» **STATED EXERCISE**: Give a verbatim copy of the lines below, minus the pictures.
::::::::::
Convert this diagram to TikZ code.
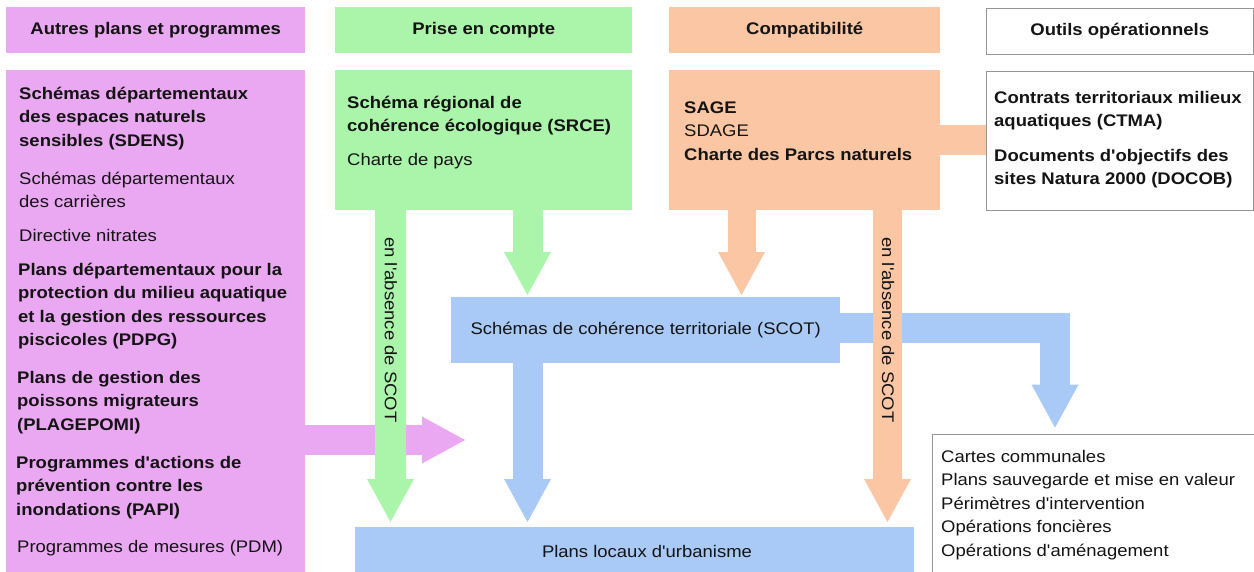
\documentclass[tikz,border=0pt]{standalone}
\usepackage{fontspec}
\setmainfont{Liberation Sans}[FakeStretch=1.1,Ligatures=TeXOff]
\usetikzlibrary{arrows.meta,calc}
\definecolor{cpink}{RGB}{234,167,242}
\definecolor{cgreen}{RGB}{170,245,170}
\definecolor{corange}{RGB}{250,198,163}
\definecolor{cblue}{RGB}{169,201,247}
\definecolor{cgray}{RGB}{150,150,150}
\definecolor{ctext}{RGB}{20,20,20}
\newcommand\myfs{\fontsize{16.8}{23.4}\selectfont}
\begin{document}
\begin{tikzpicture}[x=1pt,y=-1pt,
  box/.style={rectangle,inner sep=0pt,anchor=north west,font=\myfs\bfseries,text=ctext},
  wbox/.style={box,draw=cgray,line width=1.2pt,fill=white},
  lb/.style={inner sep=0pt,anchor=base west,font=\myfs\bfseries,text=ctext},
  lr/.style={inner sep=0pt,anchor=base west,font=\myfs,text=ctext},
  fat/.style={line width=#1,line cap=butt,line join=miter,
    -{Triangle[width=47pt,length=43pt,line width=0pt]}},
  fat/.default=30pt,
  band/.style={line width=30pt,line cap=butt}]
\useasboundingbox (0,0) rectangle (1254,571);
\fill[white] (0,0) rectangle (1254,571);
% headers
\node[box,fill=cpink,minimum width=299pt,minimum height=46pt] (hpink) at (6,7) {Autres plans et programmes};
\node[box,fill=cgreen,minimum width=297pt,minimum height=46pt] (hgreen) at (335,7) {Prise en compte};
\node[box,fill=corange,minimum width=271pt,minimum height=46pt] (horange) at (669,7) {Compatibilit\'e};
\node[wbox,minimum width=267pt,minimum height=46pt] (hwhite) at (985.6,7.6) {Outils op\'erationnels};
% main boxes
\node[box,fill=cpink,minimum width=299pt,minimum height=520pt] (pmain) at (6,70) {};
\node[box,fill=cgreen,minimum width=297pt,minimum height=140pt] (gmain) at (335,70) {};
\node[box,fill=corange,minimum width=271pt,minimum height=140pt] (omain) at (669,70) {};
\node[wbox,minimum width=267pt,minimum height=139pt] (wmain) at (985.6,70.6) {};
\node[box,fill=cblue,minimum width=389pt,minimum height=66pt,font=\myfs] (scot) at (451,297) {Sch\'emas de coh\'erence territoriale (SCOT)};
\node[box,fill=cblue,minimum width=559pt,minimum height=60pt] (plu) at (355,527) {};
\node[wbox,minimum width=330pt,minimum height=150pt] (outils) at (931.6,433.6) {};
\node[font=\myfs,text=ctext,inner sep=0pt] (plutext) at (647,551) {Plans locaux d'urbanisme};
% coordinates
\coordinate (gl) at (390.5,0);
\coordinate (gr) at (527.5,0);
\coordinate (ol) at (741.5,0);
\coordinate (or) at (887.5,0);
\coordinate (bl) at (1055,0);
\coordinate (pinktip) at (465,440);
\coordinate (gltip) at ($(plu.north -| gl)+(0,-5)$);
\coordinate (grtip) at ($(scot.north -| gr)+(0,-2)$);
\coordinate (oltip) at ($(scot.north -| ol)+(0,-2)$);
\coordinate (ortip) at ($(plu.north -| or)+(0,-5)$);
\coordinate (bdtip) at ($(plu.north -| gr)+(0,-5)$);
\coordinate (bltip) at ($(outils.north -| bl)+(0,-6)$);
\coordinate (band) at (0,327.5);
% connector between orange and white boxes
\draw[band,corange] (omain.east |- 0,140) -- (wmain.west |- 0,140);
% arrows
\draw[fat,cpink] (pmain.east |- pinktip) -- (pinktip);
\draw[fat,cblue] (scot.east |- band) -| (bltip);
\draw[fat,cblue] (scot.south -| gr) -- (bdtip);
\draw[fat,cgreen] (gmain.south -| gr) -- (grtip);
\draw[fat=28pt,corange] (omain.south -| ol) -- (oltip);
\draw[fat=31pt,cgreen] (gmain.south -| gl) -- (gltip);
\draw[fat=29pt,corange] (omain.south -| or) -- (ortip);
\node[font=\myfs,text=ctext,inner sep=0pt,rotate=-90] (absg) at (391,330) {en l'absence de SCOT};
\node[font=\myfs,text=ctext,inner sep=0pt,rotate=-90] (abso) at (888,330) {en l'absence de SCOT};
% pink texts
\node[lb] (p1) at (19,99) {Sch\'emas d\'epartementaux};
\node[lb] (p2) at (19,122.5) {des espaces naturels};
\node[lb] (p3) at (19,146) {sensibles (SDENS)};
\node[lr] (p4) at (19,184) {Sch\'emas d\'epartementaux};
\node[lr] (p5) at (19,207.5) {des carri\`eres};
\node[lr] (p6) at (19,241) {Directive nitrates};
\node[lb] (p7) at (18,275) {Plans d\'epartementaux pour la};
\node[lb] (p8) at (18,298.5) {protection du milieu aquatique};
\node[lb] (p9) at (18,322) {et la gestion des ressources};
\node[lb] (p10) at (18,345.5) {piscicoles (PDPG)};
\node[lb] (p11) at (17,383) {Plans de gestion des};
\node[lb] (p12) at (17,406.5) {poissons migrateurs};
\node[lb] (p13) at (17,430) {(PLAGEPOMI)};
\node[lb] (p14) at (16,468) {Programmes d'actions de};
\node[lb] (p15) at (16,491.5) {pr\'evention contre les};
\node[lb] (p16) at (16,515) {inondations (PAPI)};
\node[lr] (p17) at (17,552) {Programmes de mesures (PDM)};
% green texts
\node[lb] (g1) at (347,108) {Sch\'ema r\'egional de};
\node[lb] (g2) at (347,131.5) {coh\'erence \'ecologique (SRCE)};
\node[lr] (g3) at (347,165) {Charte de pays};
% orange texts
\node[lb] (o1) at (684,113) {SAGE};
\node[lr] (o2) at (684,136.5) {SDAGE};
\node[lb] (o3) at (684,160) {Charte des Parcs naturels};
% white texts
\node[lb] (w1) at (994,103) {Contrats territoriaux milieux};
\node[lb] (w2) at (994,126.5) {aquatiques (CTMA)};
\node[lb] (w3) at (994,161) {Documents d'objectifs des};
\node[lb] (w4) at (994,184.5) {sites Natura 2000 (DOCOB)};
% outils texts
\node[lr] (t1) at (941,462) {Cartes communales};
\node[lr] (t2) at (941,485.5) {Plans sauvegarde et mise en valeur};
\node[lr] (t3) at (941,509) {P\'erim\`etres d'intervention};
\node[lr] (t4) at (941,532.5) {Op\'erations fonci\`eres};
\node[lr] (t5) at (941,556) {Op\'erations d'am\'enagement};
\end{tikzpicture}
\end{document}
::::::::::
» **OUTPUT OF THE EXERCISE**:
Convert this diagram to TikZ code.
\documentclass[tikz,border=0pt]{standalone}
\usepackage{fontspec}
\setmainfont{Liberation Sans}[FakeStretch=1.1,Ligatures=TeXOff]
\usetikzlibrary{arrows.meta,calc}
\definecolor{cpink}{RGB}{234,167,242}
\definecolor{cgreen}{RGB}{170,245,170}
\definecolor{corange}{RGB}{250,198,163}
\definecolor{cblue}{RGB}{169,201,247}
\definecolor{cgray}{RGB}{150,150,150}
\definecolor{ctext}{RGB}{20,20,20}
\newcommand\myfs{\fontsize{16.8}{23.4}\selectfont}
\begin{document}
\begin{tikzpicture}[x=1pt,y=-1pt,
  box/.style={rectangle,inner sep=0pt,anchor=north west,font=\myfs\bfseries,text=ctext},
  wbox/.style={box,draw=cgray,line width=1.2pt,fill=white},
  lb/.style={inner sep=0pt,anchor=base west,font=\myfs\bfseries,text=ctext},
  lr/.style={inner sep=0pt,anchor=base west,font=\myfs,text=ctext},
  fat/.style={line width=#1,line cap=butt,line join=miter,
    -{Triangle[width=47pt,length=43pt,line width=0pt]}},
  fat/.default=30pt,
  band/.style={line width=30pt,line cap=butt}]
\useasboundingbox (0,0) rectangle (1254,571);
\fill[white] (0,0) rectangle (1254,571);
% headers
\node[box,fill=cpink,minimum width=299pt,minimum height=46pt] (hpink) at (6,7) {Autres plans et programmes};
\node[box,fill=cgreen,minimum width=297pt,minimum height=46pt] (hgreen) at (335,7) {Prise en compte};
\node[box,fill=corange,minimum width=271pt,minimum height=46pt] (horange) at (669,7) {Compatibilit\'e};
\node[wbox,minimum width=267pt,minimum height=46pt] (hwhite) at (985.6,7.6) {Outils op\'erationnels};
% main boxes
\node[box,fill=cpink,minimum width=299pt,minimum height=520pt] (pmain) at (6,70) {};
\node[box,fill=cgreen,minimum width=297pt,minimum height=140pt] (gmain) at (335,70) {};
\node[box,fill=corange,minimum width=271pt,minimum height=140pt] (omain) at (669,70) {};
\node[wbox,minimum width=267pt,minimum height=139pt] (wmain) at (985.6,70.6) {};
\node[box,fill=cblue,minimum width=389pt,minimum height=66pt,font=\myfs] (scot) at (451,297) {Sch\'emas de coh\'erence territoriale (SCOT)};
\node[box,fill=cblue,minimum width=559pt,minimum height=60pt] (plu) at (355,527) {};
\node[wbox,minimum width=330pt,minimum height=150pt] (outils) at (931.6,433.6) {};
\node[font=\myfs,text=ctext,inner sep=0pt] (plutext) at (647,551) {Plans locaux d'urbanisme};
% coordinates
\coordinate (gl) at (390.5,0);
\coordinate (gr) at (527.5,0);
\coordinate (ol) at (741.5,0);
\coordinate (or) at (887.5,0);
\coordinate (bl) at (1055,0);
\coordinate (pinktip) at (465,440);
\coordinate (gltip) at ($(plu.north -| gl)+(0,-5)$);
\coordinate (grtip) at ($(scot.north -| gr)+(0,-2)$);
\coordinate (oltip) at ($(scot.north -| ol)+(0,-2)$);
\coordinate (ortip) at ($(plu.north -| or)+(0,-5)$);
\coordinate (bdtip) at ($(plu.north -| gr)+(0,-5)$);
\coordinate (bltip) at ($(outils.north -| bl)+(0,-6)$);
\coordinate (band) at (0,327.5);
% connector between orange and white boxes
\draw[band,corange] (omain.east |- 0,140) -- (wmain.west |- 0,140);
% arrows
\draw[fat,cpink] (pmain.east |- pinktip) -- (pinktip);
\draw[fat,cblue] (scot.east |- band) -| (bltip);
\draw[fat,cblue] (scot.south -| gr) -- (bdtip);
\draw[fat,cgreen] (gmain.south -| gr) -- (grtip);
\draw[fat=28pt,corange] (omain.south -| ol) -- (oltip);
\draw[fat=31pt,cgreen] (gmain.south -| gl) -- (gltip);
\draw[fat=29pt,corange] (omain.south -| or) -- (ortip);
\node[font=\myfs,text=ctext,inner sep=0pt,rotate=-90] (absg) at (391,330) {en l'absence de SCOT};
\node[font=\myfs,text=ctext,inner sep=0pt,rotate=-90] (abso) at (888,330) {en l'absence de SCOT};
% pink texts
\node[lb] (p1) at (19,99) {Sch\'emas d\'epartementaux};
\node[lb] (p2) at (19,122.5) {des espaces naturels};
\node[lb] (p3) at (19,146) {sensibles (SDENS)};
\node[lr] (p4) at (19,184) {Sch\'emas d\'epartementaux};
\node[lr] (p5) at (19,207.5) {des carri\`eres};
\node[lr] (p6) at (19,241) {Directive nitrates};
\node[lb] (p7) at (18,275) {Plans d\'epartementaux pour la};
\node[lb] (p8) at (18,298.5) {protection du milieu aquatique};
\node[lb] (p9) at (18,322) {et la gestion des ressources};
\node[lb] (p10) at (18,345.5) {piscicoles (PDPG)};
\node[lb] (p11) at (17,383) {Plans de gestion des};
\node[lb] (p12) at (17,406.5) {poissons migrateurs};
\node[lb] (p13) at (17,430) {(PLAGEPOMI)};
\node[lb] (p14) at (16,468) {Programmes d'actions de};
\node[lb] (p15) at (16,491.5) {pr\'evention contre les};
\node[lb] (p16) at (16,515) {inondations (PAPI)};
\node[lr] (p17) at (17,552) {Programmes de mesures (PDM)};
% green texts
\node[lb] (g1) at (347,108) {Sch\'ema r\'egional de};
\node[lb] (g2) at (347,131.5) {coh\'erence \'ecologique (SRCE)};
\node[lr] (g3) at (347,165) {Charte de pays};
% orange texts
\node[lb] (o1) at (684,113) {SAGE};
\node[lr] (o2) at (684,136.5) {SDAGE};
\node[lb] (o3) at (684,160) {Charte des Parcs naturels};
% white texts
\node[lb] (w1) at (994,103) {Contrats territoriaux milieux};
\node[lb] (w2) at (994,126.5) {aquatiques (CTMA)};
\node[lb] (w3) at (994,161) {Documents d'objectifs des};
\node[lb] (w4) at (994,184.5) {sites Natura 2000 (DOCOB)};
% outils texts
\node[lr] (t1) at (941,462) {Cartes communales};
\node[lr] (t2) at (941,485.5) {Plans sauvegarde et mise en valeur};
\node[lr] (t3) at (941,509) {P\'erim\`etres d'intervention};
\node[lr] (t4) at (941,532.5) {Op\'erations fonci\`eres};
\node[lr] (t5) at (941,556) {Op\'erations d'am\'enagement};
\end{tikzpicture}
\end{document}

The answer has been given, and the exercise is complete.